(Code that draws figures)
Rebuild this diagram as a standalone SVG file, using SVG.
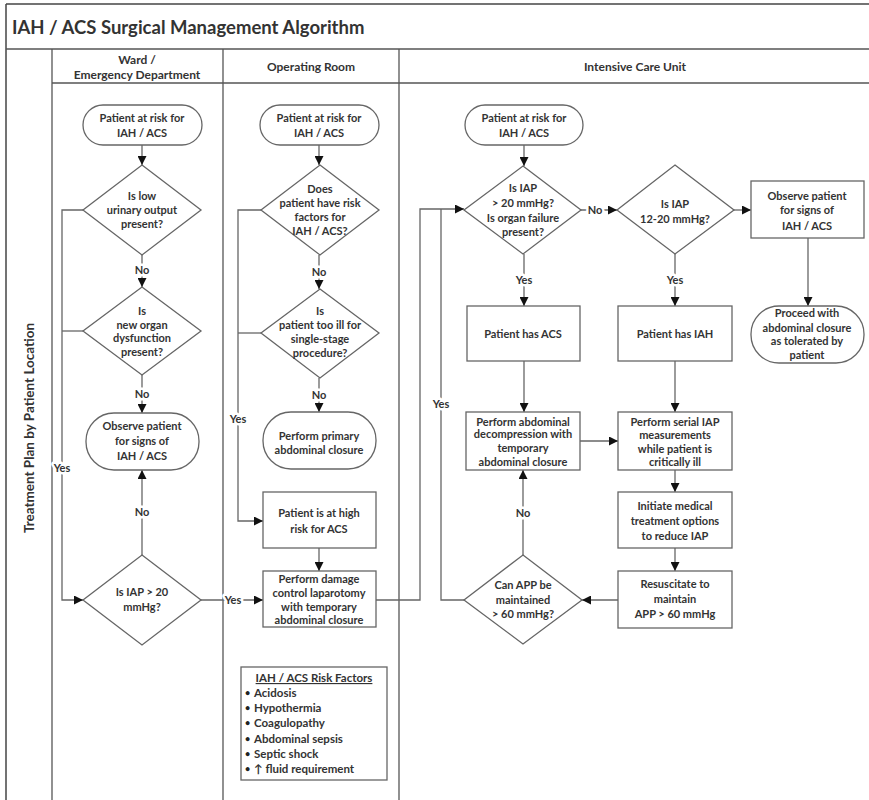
<svg xmlns="http://www.w3.org/2000/svg" width="869" height="800" viewBox="0 0 869 800">
<defs>
<marker id="ah" viewBox="0 0 10 10" refX="10" refY="5" markerWidth="9" markerHeight="9" markerUnits="userSpaceOnUse" orient="auto">
<path d="M0,0 L10,5 L0,10 z" fill="#111"/>
</marker>
<style>
.frame{stroke:#444;stroke-width:1.5;fill:none}
.lane{stroke:#555;stroke-width:1.3;fill:none}
.shape{fill:#fff;stroke:#666;stroke-width:1.3}
.conn{fill:none;stroke:#666;stroke-width:1.3}
.arr{marker-end:url(#ah)}
text{font-family:Lato,"Liberation Sans",sans-serif;font-weight:700;fill:#333}
.t{font-size:11px;text-anchor:middle}
.hdr{font-size:12px;text-anchor:middle}
.lbl{font-size:11px;text-anchor:middle;stroke:#fff;stroke-width:5;paint-order:stroke;stroke-linejoin:round}
.rf{font-size:11.5px}
.bu{font-size:9px;fill:#222}
</style>
</defs>
<rect x="0" y="0" width="869" height="800" fill="#fff"/>

<g id="frame">
<line class="frame" x1="6" y1="4" x2="869" y2="4"/>
<line class="frame" x1="6" y1="4" x2="6" y2="800"/>
<line class="lane" x1="6" y1="49" x2="869" y2="49"/>
<line class="lane" x1="52" y1="83" x2="869" y2="83"/>
<line class="lane" x1="52" y1="49" x2="52" y2="800"/>
<line class="lane" x1="223" y1="49" x2="223" y2="800"/>
<line class="lane" x1="399" y1="49" x2="399" y2="800"/>
<text x="12" y="34" style="font-size:18.5px">IAH / ACS Surgical Management Algorithm</text>
<text class="hdr" x="137" y="64">Ward /</text>
<text class="hdr" x="137" y="79">Emergency Department</text>
<text class="hdr" x="311" y="71">Operating Room</text>
<text class="hdr" x="635" y="71">Intensive Care Unit</text>
<text class="hdr" style="font-size:13.5px" transform="translate(34,428) rotate(-90)">Treatment Plan by Patient Location</text>
</g>

<g id="connectors">
<line class="conn arr" x1="142" y1="145" x2="142" y2="165"/>
<line class="conn arr" x1="142" y1="255" x2="142" y2="287"/>
<line class="conn arr" x1="142" y1="375" x2="142" y2="413"/>
<line class="conn arr" x1="142" y1="555" x2="142" y2="470"/>
<polyline class="conn arr" points="83,210 62,210 62,600 83,600"/>
<line class="conn" x1="83" y1="331" x2="62" y2="331"/>
<line class="conn arr" x1="201" y1="600" x2="263" y2="600"/>

<line class="conn arr" x1="319" y1="145" x2="319" y2="165"/>
<line class="conn arr" x1="319" y1="255" x2="319" y2="289"/>
<line class="conn arr" x1="319" y1="378" x2="319" y2="412"/>
<polyline class="conn arr" points="261,210 238,210 238,521 263,521"/>
<line class="conn" x1="261" y1="333" x2="238" y2="333"/>
<line class="conn arr" x1="319" y1="548" x2="319" y2="571"/>
<polyline class="conn arr" points="376,600 420,600 420,209 464,209"/>

<line class="conn arr" x1="524" y1="145" x2="524" y2="166"/>
<line class="conn arr" x1="581" y1="210" x2="617" y2="210"/>
<line class="conn arr" x1="734" y1="210" x2="751" y2="210"/>
<line class="conn arr" x1="808" y1="238" x2="808" y2="306"/>
<line class="conn arr" x1="524" y1="254" x2="524" y2="306"/>
<line class="conn arr" x1="675" y1="254" x2="675" y2="306"/>
<line class="conn arr" x1="524" y1="361" x2="524" y2="412"/>
<line class="conn arr" x1="675" y1="361" x2="675" y2="412"/>
<line class="conn arr" x1="580" y1="441" x2="618" y2="441"/>
<line class="conn arr" x1="675" y1="470" x2="675" y2="492"/>
<line class="conn arr" x1="675" y1="548" x2="675" y2="571"/>
<line class="conn arr" x1="618" y1="600" x2="582" y2="600"/>
<line class="conn arr" x1="523" y1="555" x2="523" y2="470"/>
<polyline class="conn" points="464,600 441,600 441,209"/>

<text class="lbl" x="142" y="274">No</text>
<text class="lbl" x="142" y="398">No</text>
<text class="lbl" x="142" y="516">No</text>
<text class="lbl" x="62" y="472">Yes</text>
<text class="lbl" x="233" y="604">Yes</text>
<text class="lbl" x="319" y="276">No</text>
<text class="lbl" x="319" y="399">No</text>
<text class="lbl" x="238" y="423">Yes</text>
<text class="lbl" x="595" y="214">No</text>
<text class="lbl" x="524" y="284">Yes</text>
<text class="lbl" x="675" y="284">Yes</text>
<text class="lbl" x="523" y="517">No</text>
<text class="lbl" x="441" y="408">Yes</text>
</g>

<g id="ward-start">
<rect class="shape" x="83" y="105" width="119" height="40" rx="20"/>
<text class="t" x="142" y="122">Patient at risk for</text>
<text class="t" x="142" y="137">IAH / ACS</text>
</g>
<g id="ward-urinary">
<polygon class="shape" points="142,165 201,210 142,255 83,210"/>
<text class="t" x="142" y="200">Is low</text>
<text class="t" x="142" y="214">urinary output</text>
<text class="t" x="142" y="228">present?</text>
</g>
<g id="ward-organ">
<polygon class="shape" points="142,287 201,331 142,375 83,331"/>
<text class="t" x="142" y="315">Is</text>
<text class="t" x="142" y="329">new organ</text>
<text class="t" x="142" y="342">dysfunction</text>
<text class="t" x="142" y="356">present?</text>
</g>
<g id="ward-observe">
<rect class="shape" x="86" y="413" width="113" height="57" rx="28"/>
<text class="t" x="142" y="430">Observe patient</text>
<text class="t" x="142" y="445">for signs of</text>
<text class="t" x="142" y="460">IAH / ACS</text>
</g>
<g id="ward-iap">
<polygon class="shape" points="142,555 201,600 142,645 83,600"/>
<text class="t" x="142" y="596">Is IAP &gt; 20</text>
<text class="t" x="142" y="611">mmHg?</text>
</g>

<g id="or-start">
<rect class="shape" x="260" y="105" width="119" height="40" rx="20"/>
<text class="t" x="319" y="122">Patient at risk for</text>
<text class="t" x="319" y="137">IAH / ACS</text>
</g>
<g id="or-risk">
<polygon class="shape" points="320,165 379,210 320,255 261,210"/>
<text class="t" x="320" y="193">Does</text>
<text class="t" x="320" y="207">patient have risk</text>
<text class="t" x="320" y="221">factors for</text>
<text class="t" x="320" y="235">IAH / ACS?</text>
</g>
<g id="or-ill">
<polygon class="shape" points="320,289 379,333 320,378 261,333"/>
<text class="t" x="320" y="315">Is</text>
<text class="t" x="320" y="329">patient too ill for</text>
<text class="t" x="320" y="343">single-stage</text>
<text class="t" x="320" y="357">procedure?</text>
</g>
<g id="or-primary">
<rect class="shape" x="263" y="412" width="113" height="57" rx="28"/>
<text class="t" x="319" y="440">Perform primary</text>
<text class="t" x="319" y="454">abdominal closure</text>
</g>
<g id="or-highrisk">
<rect class="shape" x="263" y="492" width="113" height="56"/>
<text class="t" x="319" y="517">Patient is at high</text>
<text class="t" x="319" y="533">risk for ACS</text>
</g>
<g id="or-damage">
<rect class="shape" x="263" y="571" width="113" height="56"/>
<text class="t" x="319" y="583">Perform damage</text>
<text class="t" x="319" y="597">control laparotomy</text>
<text class="t" x="319" y="611">with temporary</text>
<text class="t" x="319" y="624">abdominal closure</text>
</g>
<g id="risk-factors">
<rect class="shape" x="241" y="667" width="146" height="113"/>
<text class="rf" x="314" y="682" text-anchor="middle" text-decoration="underline">IAH / ACS Risk Factors</text>
<text class="bu" x="245" y="696">•</text><text class="rf" x="254" y="697">Acidosis</text>
<text class="bu" x="245" y="711">•</text><text class="rf" x="254" y="712">Hypothermia</text>
<text class="bu" x="245" y="726">•</text><text class="rf" x="254" y="727">Coagulopathy</text>
<text class="bu" x="245" y="742">•</text><text class="rf" x="254" y="743">Abdominal sepsis</text>
<text class="bu" x="245" y="757">•</text><text class="rf" x="254" y="758">Septic shock</text>
<text class="bu" x="245" y="772">•</text><text class="rf" x="254" y="773">↑ fluid requirement</text>
</g>

<g id="icu-start">
<rect class="shape" x="465" y="105" width="118" height="40" rx="20"/>
<text class="t" x="524" y="122">Patient at risk for</text>
<text class="t" x="524" y="137">IAH / ACS</text>
</g>
<g id="icu-iap20">
<polygon class="shape" points="523,166 581,210 523,254 464,210"/>
<text class="t" x="523" y="192">Is IAP</text>
<text class="t" x="523" y="207">&gt; 20 mmHg?</text>
<text class="t" x="523" y="222">Is organ failure</text>
<text class="t" x="523" y="236">present?</text>
</g>
<g id="icu-iap12">
<polygon class="shape" points="675,165 734,210 675,254 617,210"/>
<text class="t" x="675" y="208">Is IAP</text>
<text class="t" x="675" y="223">12-20 mmHg?</text>
</g>
<g id="icu-observe">
<rect class="shape" x="751" y="181" width="113" height="57"/>
<text class="t" x="807" y="200">Observe patient</text>
<text class="t" x="807" y="214">for signs of</text>
<text class="t" x="807" y="230">IAH / ACS</text>
</g>
<g id="icu-proceed">
<rect class="shape" x="751" y="306" width="113" height="57" rx="28"/>
<text class="t" x="807" y="317">Proceed with</text>
<text class="t" x="807" y="332">abdominal closure</text>
<text class="t" x="807" y="345">as tolerated by</text>
<text class="t" x="807" y="359">patient</text>
</g>
<g id="icu-acs">
<rect class="shape" x="467" y="306" width="113" height="55"/>
<text class="t" x="523" y="338">Patient has ACS</text>
</g>
<g id="icu-iah">
<rect class="shape" x="618" y="306" width="114" height="55"/>
<text class="t" x="675" y="338">Patient has IAH</text>
</g>
<g id="icu-decompress">
<rect class="shape" x="466" y="412" width="114" height="58"/>
<text class="t" x="523" y="426">Perform abdominal</text>
<text class="t" x="523" y="438">decompression with</text>
<text class="t" x="523" y="452">temporary</text>
<text class="t" x="523" y="466">abdominal closure</text>
</g>
<g id="icu-serial">
<rect class="shape" x="618" y="412" width="114" height="58"/>
<text class="t" x="675" y="426">Perform serial IAP</text>
<text class="t" x="675" y="439">measurements</text>
<text class="t" x="675" y="453">while patient is</text>
<text class="t" x="675" y="466">critically ill</text>
</g>
<g id="icu-initiate">
<rect class="shape" x="618" y="492" width="114" height="56"/>
<text class="t" x="675" y="510">Initiate medical</text>
<text class="t" x="675" y="525">treatment options</text>
<text class="t" x="675" y="540">to reduce IAP</text>
</g>
<g id="icu-resus">
<rect class="shape" x="618" y="571" width="114" height="57"/>
<text class="t" x="675" y="588">Resuscitate to</text>
<text class="t" x="675" y="603">maintain</text>
<text class="t" x="675" y="618">APP &gt; 60 mmHg</text>
</g>
<g id="icu-app">
<polygon class="shape" points="523,555 582,600 523,644 464,600"/>
<text class="t" x="523" y="589">Can APP be</text>
<text class="t" x="523" y="604">maintained</text>
<text class="t" x="523" y="618">&gt; 60 mmHg?</text>
</g>
</svg>
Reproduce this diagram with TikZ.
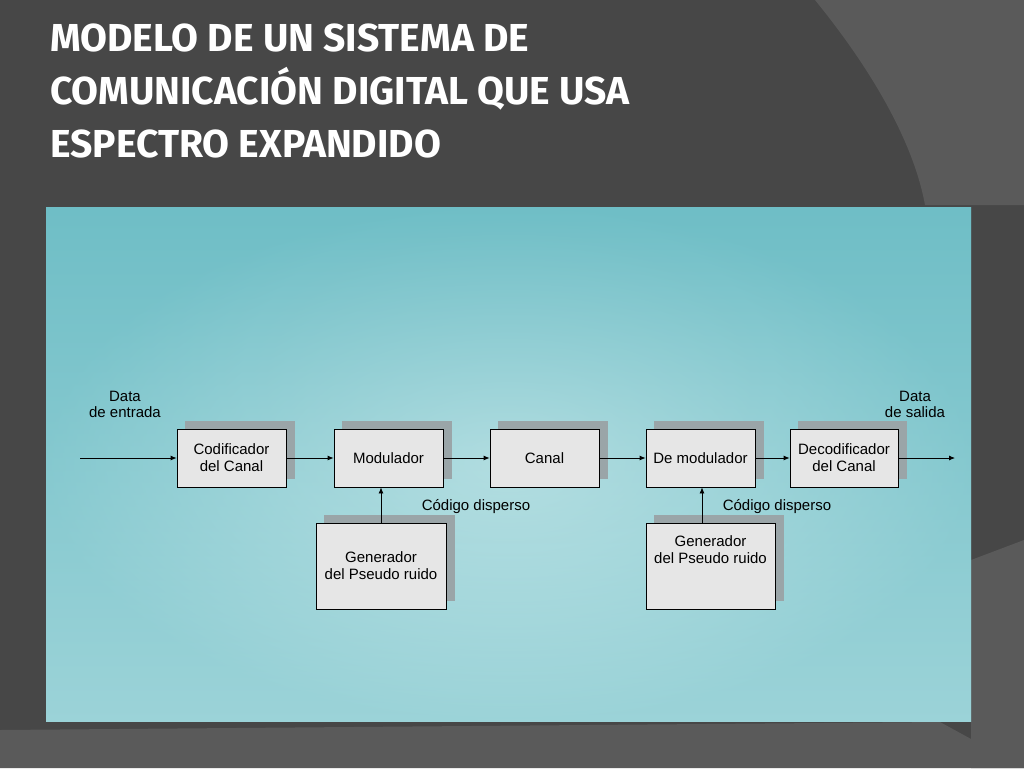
\documentclass[tikz,border=0pt]{standalone}
\usepackage{fontspec}
\setmainfont{Liberation Sans}
\newfontfamily\titlefont{Fira Sans}
\usetikzlibrary{arrows.meta}
\definecolor{slidebg}{HTML}{474747}
\definecolor{slidelight}{HTML}{5A5A5A}
\definecolor{boxfill}{HTML}{E6E6E6}
\definecolor{shadowgray}{HTML}{9AA5A8}
\definecolor{paneldark}{HTML}{6FBEC6}
\definecolor{panellight}{HTML}{C8E8EA}
\tikzset{blk/.style={rectangle, draw=black, thick, fill=boxfill, minimum width=109pt,
   minimum height=58pt, align=center, inner sep=1pt, font=\fontsize{15}{17}\selectfont}}
\tikzset{genblk/.style={blk, minimum width=130pt, minimum height=86pt}}
\tikzset{shd/.style={fill=shadowgray}}
\tikzset{lbl/.style={align=center, font=\fontsize{15}{16}\selectfont}}
\tikzset{sig/.style={thick, -{Latex[length=6pt,width=5pt]}}}

\begin{document}
\begin{tikzpicture}[x=1pt,y=-1pt]

    % slide background
    \fill[slidebg] (0,0) rectangle (1024,768);
    \fill[slidelight] (815,0) .. controls (880,80) and (915,150) .. (925,205) -- (1024,205) -- (1024,0) -- cycle;
    \fill[slidelight] (971,560) -- (1024,540) -- (1024,768) -- (971,768) -- cycle;
    \fill[slidelight] (0,730) -- (940,722) -- (1024,768) -- (0,768) -- cycle;
    \useasboundingbox (0,0) rectangle (1024,768);

    % panel
    \shade[inner color=panellight, outer color=paneldark]
       (46,207) rectangle (971,721);
    \shade[top color=paneldark, bottom color=panellight, opacity=0.5]
       (46,207) rectangle (971,721);

    % title
    \node[anchor=north west, text=white, align=left, inner sep=0pt,
       font=\titlefont\bfseries\fontsize{39}{53}\selectfont] (title) at (50,24)
       {MODELO DE UN SISTEMA DE\\COMUNICACIÓN DIGITAL QUE USA\\ESPECTRO EXPANDIDO};

    % shadows
    \foreach \x/\y/\w/\h in {177/429/109/58, 334/429/109/58, 490/429/109/58, 646/429/109/58,
       790/429/108/58, 316/523/130/86, 646/523/129/86}
       \fill[shd] (\x+8,\y-8) rectangle (\x+\w+9,\y+\h-8);

    % blocks
    \node[blk] (cod) at (231.5,458) {Codificador\\del Canal};
    \node[blk] (mod) at (388.5,458) {Modulador};
    \node[blk] (can) at (544.5,458) {Canal};
    \node[blk] (dem) at (700.5,458) {De modulador};
    \node[blk, minimum width=108pt] (dec) at (844,458) {Decodificador\\del Canal};
    \node[genblk] (gen1) at (381,566) {Generador\\del Pseudo ruido};
    \node[genblk, minimum width=129pt] (gen2) at (710.5,566) {Generador\\del Pseudo ruido\\[16pt]};

    \coordinate (in) at (80,458);
    \coordinate (out) at (955,458);

    % labels
    \node[lbl] (din) at (125,404) {Data\\de entrada};
    \node[lbl] (dout) at (915,404) {Data\\de salida};
    \node[lbl] (cd1) at (476,507) {Código disperso};
    \node[lbl] (cd2) at (777,507) {Código disperso};

    % signals
    \draw[sig] (in) -- (cod);
    \draw[sig] (cod) -- (mod);
    \draw[sig] (mod) -- (can);
    \draw[sig] (can) -- (dem);
    \draw[sig] (dem) -- (dec);
    \draw[sig] (dec) -- (out);
    \draw[sig] (gen1.north) -- (mod.south -| gen1.north);
    \draw[sig] (gen2.north -| 702,0) -- (dem.south -| 702,0);

  \end{tikzpicture}
\end{document}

*TASK TO CARRY OUT*
Which lines hold the word "diagram"? Copy every one of them.

*WORKED ANSWER*
Rebuild this diagram as a standalone SVG file, using SVG.
Reproduce this diagram with TikZ.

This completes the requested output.